Subject-To Deal Calculator
Subject-To (Sub-To) deals let investors take ownership while leaving the seller's existing mortgage in place. The buyer makes payments on the existing loan and acquires the equity differential. Higher risk but enables zero-down purchases.
How Subject-To Works
Buyer takes title via deed transfer while seller's mortgage stays in seller's name. Buyer pays seller monthly (or directly to lender via escrow) the existing P&I plus tax/insurance. Buyer becomes the rental owner with equity exposure but no new financing — useful when buyer cannot qualify for traditional loan or wants to assume low-rate mortgage.
Due-On-Sale Clause Risk
Almost every U.S. mortgage has a due-on-sale clause: lender may demand full payoff if title transfers. In practice lenders rarely call performing loans (~1% per year), but the risk is real.
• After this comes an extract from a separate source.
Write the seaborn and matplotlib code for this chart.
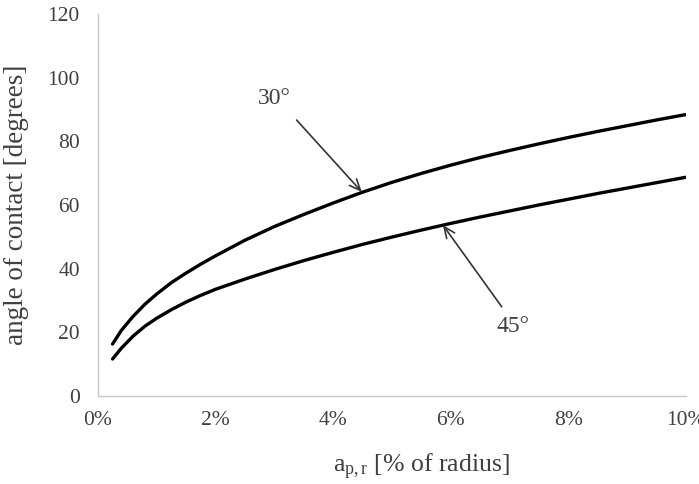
import numpy as np
import pandas as pd
import matplotlib
matplotlib.use("Agg")
import matplotlib.pyplot as plt
import seaborn as sns
from matplotlib.ticker import FuncFormatter

# radial depth of cut, % of radius
a_pr = [0.25, 0.4, 0.6, 0.8, 1.0, 1.25, 1.5, 1.75, 2.0, 2.5, 3.0, 3.5, 4.0, 4.5,
        5.0, 5.5, 6.0, 6.5, 7.0, 7.5, 8.0, 8.5, 9.0, 9.5, 10.0]
# angle of contact, degrees
contact_30 = [16.3, 20.6, 25.0, 28.8, 32.0, 35.6, 38.6, 41.4, 44.0, 48.9, 53.2, 57.0, 60.6, 64.0,
              67.1, 69.9, 72.5, 74.9, 77.1, 79.2, 81.2, 83.1, 84.9, 86.7, 88.4]
contact_45 = [11.6, 15.0, 18.8, 21.9, 24.4, 27.1, 29.5, 31.6, 33.5, 36.7, 39.7, 42.5, 45.1, 47.6,
              49.9, 52.1, 54.2, 56.2, 58.1, 60.0, 61.8, 63.6, 65.3, 67.0, 68.7]
series = ["30°", "45°"]

df = pd.concat([
    pd.DataFrame({"a": a_pr, "angle": contact_30, "helix": series[0]}),
    pd.DataFrame({"a": a_pr, "angle": contact_45, "helix": series[1]}),
])

sns.set_style("white")
plt.rcParams["font.family"] = ["Liberation Serif", "DejaVu Serif"]
plt.rcParams["mathtext.fontset"] = "custom"
plt.rcParams["mathtext.rm"] = "Liberation Serif"
plt.rcParams["mathtext.it"] = "Liberation Serif:italic"

txt = "#404040"
fig = plt.figure(figsize=(6.99, 4.84), dpi=100)
ax = fig.add_axes([0.140, 0.182, 0.841, 0.789])

sns.lineplot(data=df, x="a", y="angle", hue="helix", palette=["black", "black"],
             linewidth=2.4, legend=False, ax=ax)

ax.set_xlim(0, 10)
ax.set_ylim(0, 120)
ax.set_xticks(range(0, 11, 2))
ax.set_yticks(range(0, 121, 20))
ax.xaxis.set_major_formatter(FuncFormatter(lambda v, p: f"{v:.0f}%"))

for s in ["top", "right"]:
    ax.spines[s].set_visible(False)
for s in ["left", "bottom"]:
    ax.spines[s].set_color("#c8c8c8")
    ax.spines[s].set_linewidth(1.0)
ax.tick_params(axis="both", direction="in", length=5, width=1.0, color="#c8c8c8",
               labelsize=15.5, labelcolor=txt)
ax.tick_params(axis="x", pad=11)
ax.tick_params(axis="y", pad=13)

ax.set_ylabel("angle of contact [degrees]", fontsize=19.5, color=txt, va="center")
ax.yaxis.set_label_coords(-0.138, 0.5)
ax.set_xlabel(r"a$_\mathrm{p,r}$ [% of radius]", fontsize=18.5, color=txt, va="baseline")
ax.xaxis.set_label_coords(0.551, -0.199)

arrow = dict(arrowstyle="->,head_length=0.8,head_width=0.35", color="#333333", lw=1.2,
             shrinkA=0, shrinkB=0)
ax.annotate("", xy=(4.49, 64.1), xytext=(3.38, 86.7), arrowprops=arrow)
ax.annotate("", xy=(5.87, 53.7), xytext=(6.87, 28.0), arrowprops=arrow)
ax.text(3.01, 93.6, series[0], fontsize=17, color=txt, ha="center", va="center")
ax.text(7.06, 21.7, series[1], fontsize=17, color=txt, ha="center", va="center")

fig.savefig("out.png", dpi=100)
Standard mitigations: title held in seller's revocable trust with buyer as beneficiary, insurance kept in seller's name with buyer as additional insured, communication kept minimal with lender.
When Sub-To Beats Traditional Purchase
When seller's existing rate is sub-4% (massive savings vs current 7%+ rates), when buyer has insufficient credit/income for new loan, when seller is in distress and motivated, or when property has thin equity but strong cashflow. Texas, Florida, and Tennessee have the most active Sub-To investor communities.